The hard-punching Brit Froch, 167.5, barely kept WBC super middleweight belt as he attacked heavily hyped Andre Dirrell, 167.5 at the second attempt, in the middle rounds and withstood the challenger’s furious retaliation down the stretch to win a close split decision over 12 heats. Afterward, the 26 year-old Dirrell, 18-1 (13 KOs), displayed his disgust about a point deduction in the 10th round in the post-fight interview. He’ll face Arthur Abraham next.
Pre-fight favourite Froch, 32, didn’t look as strong as usual and was slow and sluggish to begin with.
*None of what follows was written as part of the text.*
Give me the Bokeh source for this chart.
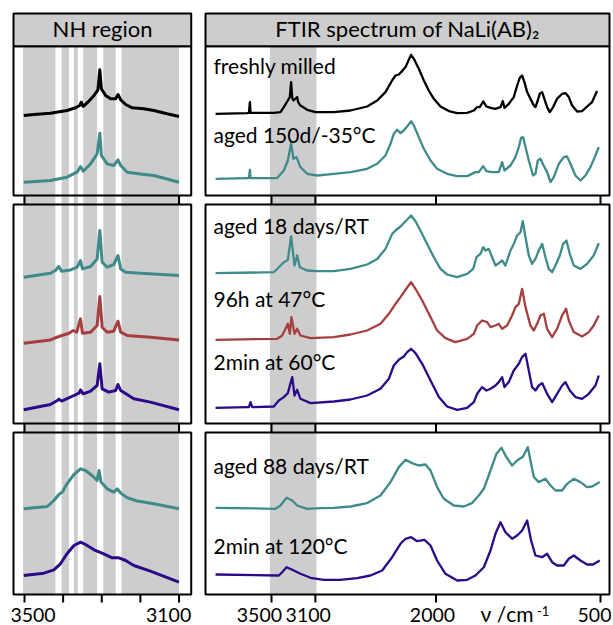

He often lost his balance when missing punches and was countered by the much quicker Dirrell. This was Froch’s second defence of his WBC belt, and certainly not his best. But despite the belt-holder’s poor tactics, Dirrell could do no better than lose narrowly.
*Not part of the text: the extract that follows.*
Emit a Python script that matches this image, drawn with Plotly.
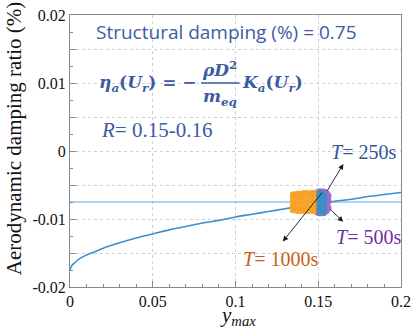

Dirrell didn’t stamp enough authority in the cagey rounds to win them against the defending champion as Froch struggled to find rhythm. The American did well to avert Froch’s vaunted opening attacks but it came to no avail as they jabbed for the opening two rounds. Dirrell turned loose in the 4th, switch-hitting and using his footwork to dance around Froch. It became a see-saw battle in the fifth on, as Froch and Dirrell mixed it up, but they missed the target on most occasions. Dirrell repeatedly hit Froch’s gloves with full force, his lack of precision costing him some points. With more composure and coolness, Dirrell could have caught the frustrated Froch, whose punches were a little more free-swinging than the challenger.
There were some very difficult rounds to score, but Froch certainly held the lead through 7 rounds, so Dirrell became more aggressive in the final half of the fight. Unfortunately, his constant clinching lost him a point, which made Dirrell fight a bit more front-foot. The final rounds were even, one for Dirrell and one for Froch. His negativity cost him some crucial rounds at the core stages of the fight. Froch pulled out a split decision, 115-112 (X2) to the champion and 114-113 to Dirrell.
Dirrell should have won the bout, but he didn’t sustain a consistent offence and lost the close rounds to the Englishman. Dirrell didn’t throw combinations. He just threw occasional jabs that were absorbed on Froch’s gloves. He came to Nottimgham to steal a decision, not to fight. He ran and hugged and didn’t do enough to beat the champion. Sometimes it takes more than that to beat a champion. That’s why Dirrell will need a massive performance to beat Arthur Abraham in stage 2. Carl Froch will fight Mikkel Kessler in a mouth-watering contest between two of the division’s finest.